Brendan Foody
Why experts writing AI evals is creating the fastest-growing companies in history, covering AI product work, product design, and strategic decision-making.
Episode
Why experts writing AI evals is creating the fastest-growing companies in history | Brendan Foody (CEO of Mercor)
Summary
CEO of Mercor — which grew from $1M to $400M annual revenue run rate in 16 months — discusses how they identified the opportunity to be the marketplace connecting expert professionals to AI labs that need high-quality human evaluation data. The core insight: model improvement is bottlenecked by humans who can measure model capabilities, and frontier labs will pay whatever it takes for domain experts to write evaluations.
Key Takeaways
'If the model is the product, evals are the PRD' — evals define what success looks like for a model the way a product requirements document defines success for software.

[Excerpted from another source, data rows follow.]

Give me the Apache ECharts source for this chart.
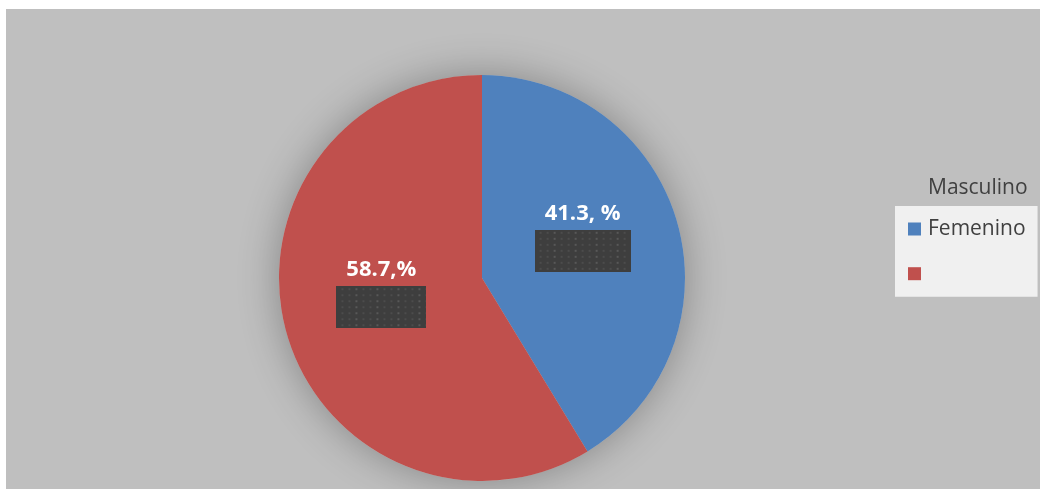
<!DOCTYPE html>
<html>
<head>
<meta charset="utf-8">
<script src="https://cdn.jsdelivr.net/npm/echarts@6/dist/echarts.min.js"></script>
<style>
  html, body { margin: 0; padding: 0; background: #ffffff; }
  #panel { position: absolute; left: 6px; top: 9px; right: 0; bottom: 0; background: #bfbfbf; }
  #chart { position: absolute; left: 0; top: 0; width: 1040px; height: 489px; }
</style>
</head>
<body>
<div id="panel"></div>
<div id="chart"></div>
<script>
// Distribución por sexo (%)
const categories = ['Femenino', 'Masculino'];
const values = [41.3, 58.7];
const labelSuffixes = [', %', ',%'];
const colors = ['#4f81bd', '#c0504d'];
const legendTitle = 'Masculino';

const PIE_CENTER = [482, 278];
const PIE_RADIUS = 203;
const LABEL_FONT = 'bold 22px "Open Sans"';

// width of a label string, used to size the dark plate under it
const measureCtx = document.createElement('canvas').getContext('2d');
function textWidth(str) {
  measureCtx.font = LABEL_FONT;
  return measureCtx.measureText(str).width;
}

// dotted dark plate drawn under each value label
function platePattern(w, h) {
  const c = document.createElement('canvas');
  c.width = Math.ceil(w);
  c.height = h;
  const g = c.getContext('2d');
  g.fillStyle = '#3e3e3e';
  g.fillRect(0, 0, c.width, c.height);
  for (let y = 2; y < h; y += 6) {
    for (let x = (y / 6) % 2 ? 5 : 2; x < c.width; x += 7) {
      g.fillStyle = (x + y) % 3 ? '#4c4c4c' : '#585858';
      g.fillRect(x, y, 2, 2);
    }
  }
  return c;
}

const pieData = categories.map(function (name, i) {
  const text = values[i] + labelSuffixes[i];
  const w = Math.round(textWidth(text) + 20);
  return {
    name: name,
    value: values[i],
    itemStyle: { color: colors[i] },
    label: {
      formatter: '{v|' + text + '}\n{b|}',
      rich: {
        v: {
          fontFamily: 'Open Sans', fontWeight: 'bold', fontSize: 22,
          color: '#ffffff', lineHeight: 32, align: 'center'
        },
        b: {
          width: w, height: 42, lineHeight: 42, align: 'center',
          backgroundColor: { image: platePattern(w, 42) },
          shadowColor: 'rgba(0,0,0,0.35)', shadowBlur: 4,
          shadowOffsetX: 4, shadowOffsetY: 5
        }
      }
    }
  };
});

const chart = echarts.init(document.getElementById('chart'), null, { renderer: 'canvas' });

chart.setOption({
  animation: false,
  backgroundColor: 'transparent',
  title: {
    text: legendTitle,
    left: 928, top: 176, padding: 0,
    textStyle: {
      fontFamily: 'Open Sans', fontWeight: 'normal', fontSize: 21,
      color: '#404040', lineHeight: 24
    }
  },
  legend: {
    data: categories,
    orient: 'vertical',
    left: 895, top: 206,
    padding: [12, 12, 12, 13],
    itemGap: 22.7,
    itemWidth: 13, itemHeight: 13,
    icon: 'rect',
    backgroundColor: '#f0f0f0',
    selectedMode: false,
    formatter: function (name) { return name === legendTitle ? ' ' : name; },
    textStyle: {
      fontFamily: 'Open Sans', fontSize: 21, color: '#404040',
      lineHeight: 22, padding: [0, 0, 0, 2]
    }
  },
  series: [
    {
      // soft halo behind the pie
      type: 'pie', name: 'halo', silent: true, z: 1,
      center: PIE_CENTER, radius: PIE_RADIUS,
      label: { show: false }, labelLine: { show: false },
      emphasis: { disabled: true },
      itemStyle: {
        color: '#bfbfbf', shadowBlur: 40, shadowColor: 'rgba(0,0,0,0.3)'
      },
      data: [{ value: 1, name: 'halo' }]
    },
    {
      type: 'pie', name: 'Sexo', z: 2,
      center: PIE_CENTER, radius: PIE_RADIUS,
      startAngle: 90, clockwise: true,
      emphasis: { disabled: true },
      label: { show: true, position: 'inside', offset: [0, -15] },
      labelLine: { show: false },
      itemStyle: { borderWidth: 0 },
      data: pieData
    }
  ]
});
</script>
</body>
</html>
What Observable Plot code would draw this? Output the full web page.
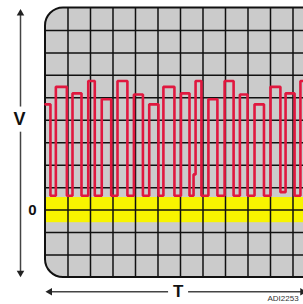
<!DOCTYPE html>
<html>
<head>
<meta charset="utf-8">
<script src="https://cdn.jsdelivr.net/npm/d3@7"></script>
<script src="https://cdn.jsdelivr.net/npm/@observablehq/plot@0.6"></script>
<style>
  html, body { margin: 0; padding: 0; background: #fff; overflow: hidden; }
  #chart { width: 303px; height: 304px; overflow: hidden; }
</style>
</head>
<body>
<div id="chart"></div>
<script>
// Waveform: transition times (grid divisions) and the level held after each (divisions above 0)
const times  = [0, 0.22, 0.46, 0.95, 1.2, 1.6, 1.9, 2.19, 2.5, 2.92,
                3.2, 3.64, 3.93, 4.33, 4.61, 5.02, 5.24, 5.73, 6.02, 6.4,
                6.58, 6.67, 6.93, 7.24, 7.64, 7.96, 8.36, 8.64, 8.98, 9.29,
                9.71, 10, 10.44, 10.67, 11.07, 11.33, 11.8];
const levels = [4.71, 0.64, 5.49, 0.64, 5.2, 0.64, 5.75, 0.64, 4.94, 0.64,
                5.75, 0.64, 5.15, 0.64, 4.71, 0.64, 5.49, 0.64, 5.2, 0.64,
                1.59, 5.75, 0.64, 4.94, 0.64, 5.75, 0.64, 5.15, 0.64, 4.71,
                0.64, 5.49, 0.8, 5.2, 0.64, 5.75, 0.64];
// Graticule divisions
const gridX = [1, 2, 3, 4, 5, 6, 7, 8, 9, 10, 11];
const gridY = [-2, -1, 0, 1, 2, 3, 4, 5, 6, 7, 8];
const screenX = [0, 14];
const screenY = [-3, 9];
// Zero-level band
const zeroBand = [-0.56, 0.56];
// Axis labels
const vLabel = "V";
const tLabel = "T";
const zeroLabel = "0";
const figId = "ADI2253";

const wave = times.map((t, i) => ({t, v: levels[i]}));

const font = "'Liberation Sans', Arial, Helvetica, sans-serif";
const axisX = -1.111, axisY = -3.639;

const chart = Plot.plot({
  width: 303,
  height: 304,
  marginTop: 0, marginRight: 0, marginBottom: 0, marginLeft: 0,
  x: {domain: [-2, 11.4667], axis: null},
  y: {domain: [-4.2027, 9.334], axis: null},
  style: {background: "#fff", overflow: "hidden", fontFamily: font},
  marks: [
    // screen face
    Plot.rect([0], {x1: screenX[0], x2: screenX[1], y1: screenY[0], y2: screenY[1], fill: "#cbcbcb", rx: 18}),
    // zero band
    Plot.rect([0], {x1: screenX[0], x2: screenX[1], y1: zeroBand[0], y2: zeroBand[1], fill: "#f8f400"}),
    // graticule
    Plot.ruleX(gridX, {y1: screenY[0], y2: screenY[1], stroke: "#111", strokeWidth: 1.5}),
    Plot.ruleY(gridY, {x1: screenX[0], x2: screenX[1], stroke: "#111", strokeWidth: 1.5}),
    // screen border
    Plot.rect([0], {x1: screenX[0], x2: screenX[1], y1: screenY[0], y2: screenY[1], fill: "none", stroke: "#111", strokeWidth: 2, rx: 18}),
    // waveform
    Plot.line(wave, {x: "t", y: "v", curve: "step-after", stroke: "#e0183f", strokeWidth: 2.6, strokeLinejoin: "miter"}),
    // V axis arrow
    Plot.ruleX([axisX], {y1: 8.7, y2: 4.59, stroke: "#444", strokeWidth: 1.5}),
    Plot.ruleX([axisX], {y1: 3.47, y2: -2.75, stroke: "#444", strokeWidth: 1.5}),
    Plot.dot([0], {x: axisX, y: 8.762, symbol: "triangle", r: 2.8, fill: "#222", stroke: "none"}),
    Plot.dot([0], {x: axisX, y: -2.793, symbol: "triangle", r: 2.8, fill: "#222", stroke: "none", rotate: 180}),
    // T axis arrow
    Plot.ruleY([axisY], {x1: 0.2, x2: 5.47, stroke: "#444", strokeWidth: 1.5}),
    Plot.ruleY([axisY], {x1: 6.36, x2: 11.4, stroke: "#444", strokeWidth: 1.5}),
    Plot.dot([0], {x: 0.191, y: axisY, symbol: "triangle", r: 2.8, fill: "#222", stroke: "none", rotate: -90}),
    Plot.dot([0], {x: 11.42, y: axisY, symbol: "triangle", r: 2.8, fill: "#222", stroke: "none", rotate: 90}),
    // labels
    Plot.text([vLabel], {x: -1.15, y: 4.03, text: d => d, fontSize: 18, fontWeight: "bold", fill: "#111"}),
    Plot.text([zeroLabel], {x: -0.58, y: 0, text: d => d, fontSize: 15, fontWeight: "bold", fill: "#111"}),
    Plot.text([tLabel], {x: 5.9, y: axisY, text: d => d, fontSize: 17, fontWeight: "bold", fill: "#111"}),
    Plot.text([figId], {x: 11.25, y: -3.92, text: d => d, fontSize: 8, fill: "#333", textAnchor: "end"})
  ]
});
document.getElementById("chart").appendChild(chart);
</script>
</body>
</html>
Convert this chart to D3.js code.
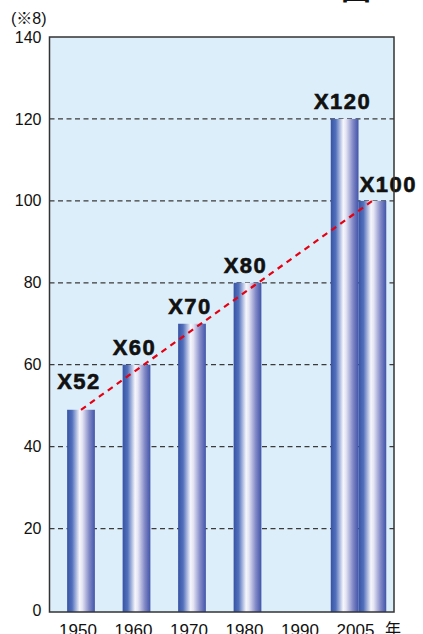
<!DOCTYPE html>
<html>
<head>
<meta charset="utf-8">
<script src="https://cdn.jsdelivr.net/npm/d3@7/dist/d3.min.js"></script>
<style>
  html, body { margin: 0; padding: 0; background: #fff; }
  svg { display: block; }
</style>
</head>
<body>
<script>
// ---- data ----
const years = ["1950", "1960", "1970", "1980", "1990", "2005"];
const barValues = [49, 60, 70, 80, null, 120];
const barLabels = ["X52", "X60", "X70", "X80", "", "X120"];
const extraYears = ["2005"];
const extraValues = [100];
const extraLabels = ["X100"];
const yTicks = [0, 20, 40, 60, 80, 100, 120, 140];
const unitLabel = "(※8)";
const yearUnit = "年";
const figureTitle = "図";

// ---- layout ----
const W = 423, H = 634;
const plot = { left: 49.5, right: 394, top: 37, bottom: 610.5 };
const labelNudge = { X52: [0, -11], X100: [18, 1] };

const svg = d3.select("body").append("svg").attr("width", W).attr("height", H);

const defs = svg.append("defs");
const grad = defs.append("linearGradient").attr("id", "barGrad")
  .attr("x1", "0%").attr("x2", "100%").attr("y1", "0%").attr("y2", "0%");
[["0%", "#3752a4"], ["18%", "#5270bc"], ["45%", "#f6f6fc"], ["55%", "#e4e4f4"], ["80%", "#8088c6"], ["100%", "#4254a8"]]
  .forEach(([o, c]) => grad.append("stop").attr("offset", o).attr("stop-color", c));

const x = d3.scaleBand().domain(years).range([53.25, 386.25]).paddingInner(0.5).paddingOuter(0.25);
const y = d3.scaleLinear().domain([0, 140]).range([plot.bottom, plot.top]);
const bw = x.bandwidth();

// background
svg.append("rect").attr("x", plot.left).attr("y", plot.top)
  .attr("width", plot.right - plot.left).attr("height", plot.bottom + 1.5 - plot.top)
  .attr("fill", "#dceef9");

// gridlines
svg.append("g").selectAll("line").data(yTicks.filter(t => t > 0 && t < 140)).join("line")
  .attr("x1", plot.left).attr("x2", plot.right)
  .attr("y1", d => y(d)).attr("y2", d => y(d))
  .attr("stroke", "#3a3a3a").attr("stroke-width", 1.3).attr("stroke-dasharray", "5,3.5");

// bar data
const hasExtra = new Set(extraYears);
const bars = [];
years.forEach((yr, i) => {
  if (barValues[i] == null) return;
  const off = hasExtra.has(yr) ? -bw / 2 : 0;
  bars.push({ year: yr, value: barValues[i], label: barLabels[i], x0: x(yr) + off });
});
extraYears.forEach((yr, i) => {
  bars.push({ year: yr, value: extraValues[i], label: extraLabels[i], x0: x(yr) + bw / 2 });
});

svg.append("g").selectAll("rect").data(bars).join("rect")
  .attr("x", d => d.x0).attr("width", bw)
  .attr("y", d => y(d.value)).attr("height", d => y(0) - y(d.value) + 1.5)
  .attr("fill", "url(#barGrad)");

// trend line: first bar top to extra bar top
const first = bars[0];
const last = bars[bars.length - 1];
svg.append("line")
  .attr("x1", first.x0 + bw / 2).attr("y1", y(first.value))
  .attr("x2", last.x0 + bw / 2).attr("y2", y(last.value))
  .attr("stroke", "#e60012").attr("stroke-width", 2.2).attr("stroke-dasharray", "6,5");

// bar labels
svg.append("g").selectAll("text").data(bars.filter(d => d.label)).join("text")
  .attr("x", d => d.x0 + bw / 2 - 2 + (labelNudge[d.label] ? labelNudge[d.label][0] : 0))
  .attr("y", d => y(d.value) - 10 + (labelNudge[d.label] ? labelNudge[d.label][1] : 0))
  .attr("text-anchor", "middle")
  .attr("font-family", "'Liberation Sans', Arial, sans-serif")
  .attr("font-weight", "bold").attr("font-size", 22)
  .attr("letter-spacing", "1.5px")
  .attr("fill", "#111").attr("stroke", "#111").attr("stroke-width", 0.6)
  .text(d => d.label);

// frame
svg.append("rect").attr("x", plot.left).attr("y", plot.top)
  .attr("width", plot.right - plot.left).attr("height", plot.bottom + 1.5 - plot.top)
  .attr("fill", "none").attr("stroke", "#333").attr("stroke-width", 1.5);

// y axis
const yAxis = svg.append("g").attr("transform", `translate(${plot.left},0)`)
  .call(d3.axisLeft(y).tickValues(yTicks).tickSize(0).tickPadding(8));
yAxis.select(".domain").remove();
yAxis.selectAll("text").attr("font-family", "'Liberation Sans', Arial, sans-serif")
  .attr("font-size", 16).attr("fill", "#111");

// x axis
const xAxis = svg.append("g").attr("transform", `translate(-3,${plot.bottom})`)
  .call(d3.axisBottom(x).tickSize(0).tickPadding(13));
xAxis.select(".domain").remove();
xAxis.selectAll("text").attr("font-family", "'Liberation Sans', Arial, sans-serif")
  .attr("font-size", 17).attr("fill", "#111");

svg.append("text").attr("x", 385).attr("y", 635)
  .attr("font-family", "'Noto Sans CJK JP', sans-serif").attr("font-size", 16).attr("fill", "#111")
  .text(yearUnit);

svg.append("text").attr("x", 11).attr("y", 24)
  .attr("font-family", "'Liberation Sans', 'Noto Sans CJK JP', sans-serif").attr("font-size", 16).attr("fill", "#111")
  .text(unitLabel);

svg.append("text").attr("x", 341).attr("y", -1.5)
  .attr("font-family", "'Noto Sans CJK JP', sans-serif").attr("font-weight", "bold").attr("font-size", 30).attr("fill", "#111")
  .text(figureTitle);
</script>
</body>
</html>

The market size for evals is bounded by the set of tasks where humans can still do something models can't. That boundary is shrinking, but the hardest tasks will require human evals for years.
The fastest-growing companies aren't built on novel technology — they're built on identifying structural bottlenecks in industries with unlimited demand.
Models are only as good as their evals. Before building fancy fine-tuning pipelines, ask whether you have robust evals to measure what you're actually trying to improve.
The future of work is an 'RL environment machine': every economic activity will eventually become a context for generating training data and reward signals for models.
Notable Quotes
“Well, let's see. I use it a lot to write documents, as you would expect. I also talk to get advice on problems. I find it helpful to just reason through almost as a thought partner because, yeah, I don't know. I find I think better sometimes when I'm talking something through, but I can't talk through everything with colleagues or people around me.”
“So the key question is how long there's going to be things in the economy that humans can do that AI can't do? And I think there's certainly a bucket of people that say we're going to have superintelligence within three years and humans won't play a role in the economy. And that's one school of thought.”
“Tying to the point around initiative and that you can just do things, I encourage everyone, especially with AI and it being so much easier to build, just take the initiative to go out and build products and talk with customers and take that leap of faith because I think that that is in so many ways, the largest barrier to more innovation, the economy in any way that we can support that.”